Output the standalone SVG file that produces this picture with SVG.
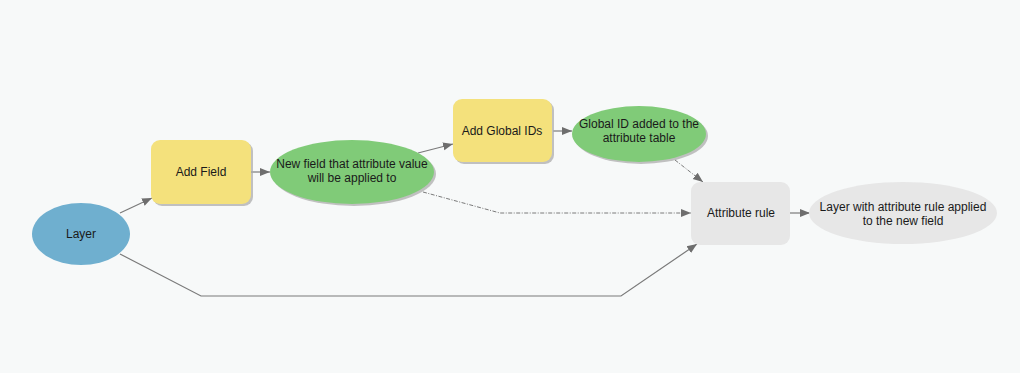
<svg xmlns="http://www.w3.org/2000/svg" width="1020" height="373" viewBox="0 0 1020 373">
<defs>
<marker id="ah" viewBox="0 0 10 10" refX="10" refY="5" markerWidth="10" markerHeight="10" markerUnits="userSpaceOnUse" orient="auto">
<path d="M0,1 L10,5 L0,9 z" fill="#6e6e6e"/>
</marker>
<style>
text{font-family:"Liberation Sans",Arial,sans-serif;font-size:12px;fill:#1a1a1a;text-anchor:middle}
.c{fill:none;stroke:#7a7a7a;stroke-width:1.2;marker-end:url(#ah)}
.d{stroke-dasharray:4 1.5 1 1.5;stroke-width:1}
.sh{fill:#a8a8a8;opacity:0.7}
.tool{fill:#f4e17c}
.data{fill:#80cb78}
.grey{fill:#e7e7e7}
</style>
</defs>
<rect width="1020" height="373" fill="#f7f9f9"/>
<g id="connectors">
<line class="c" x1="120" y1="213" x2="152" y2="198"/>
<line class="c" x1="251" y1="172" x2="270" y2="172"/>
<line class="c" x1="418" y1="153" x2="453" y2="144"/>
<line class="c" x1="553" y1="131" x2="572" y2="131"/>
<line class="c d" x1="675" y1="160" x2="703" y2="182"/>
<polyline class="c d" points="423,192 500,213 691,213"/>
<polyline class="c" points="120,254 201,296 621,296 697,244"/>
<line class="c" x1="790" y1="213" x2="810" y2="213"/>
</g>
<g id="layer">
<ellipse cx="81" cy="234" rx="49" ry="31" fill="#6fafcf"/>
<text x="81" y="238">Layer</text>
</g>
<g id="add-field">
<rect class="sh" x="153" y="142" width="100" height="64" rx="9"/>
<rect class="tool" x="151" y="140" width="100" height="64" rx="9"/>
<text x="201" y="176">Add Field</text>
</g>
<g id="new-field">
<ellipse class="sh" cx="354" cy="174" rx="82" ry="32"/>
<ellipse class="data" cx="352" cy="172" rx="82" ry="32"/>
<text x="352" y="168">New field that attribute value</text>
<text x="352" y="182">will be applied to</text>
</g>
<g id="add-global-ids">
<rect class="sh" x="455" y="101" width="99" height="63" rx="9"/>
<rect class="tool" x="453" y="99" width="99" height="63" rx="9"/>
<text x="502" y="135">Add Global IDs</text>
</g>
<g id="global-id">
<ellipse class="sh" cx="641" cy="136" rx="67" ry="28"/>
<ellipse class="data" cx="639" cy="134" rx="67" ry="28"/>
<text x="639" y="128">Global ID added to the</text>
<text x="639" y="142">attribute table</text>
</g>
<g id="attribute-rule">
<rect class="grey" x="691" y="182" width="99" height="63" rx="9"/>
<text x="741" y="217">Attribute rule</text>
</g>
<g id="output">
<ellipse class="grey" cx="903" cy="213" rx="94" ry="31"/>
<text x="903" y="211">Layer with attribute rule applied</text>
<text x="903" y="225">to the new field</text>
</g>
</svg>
...
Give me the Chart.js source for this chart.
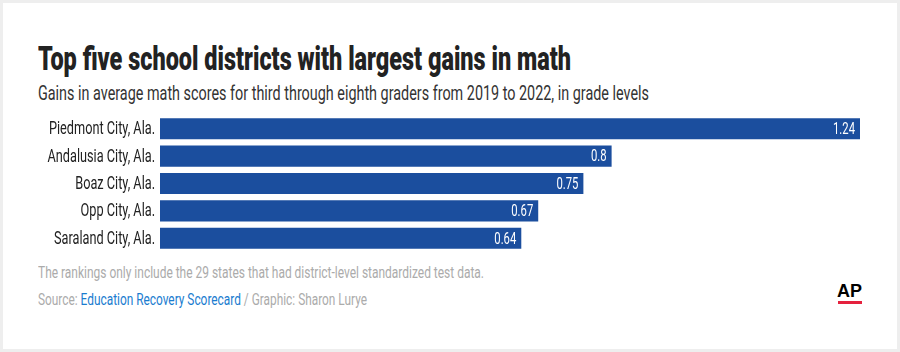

Work instructions:
State how many lines of the records above contain the word "with", and give only that number.

Task result:
2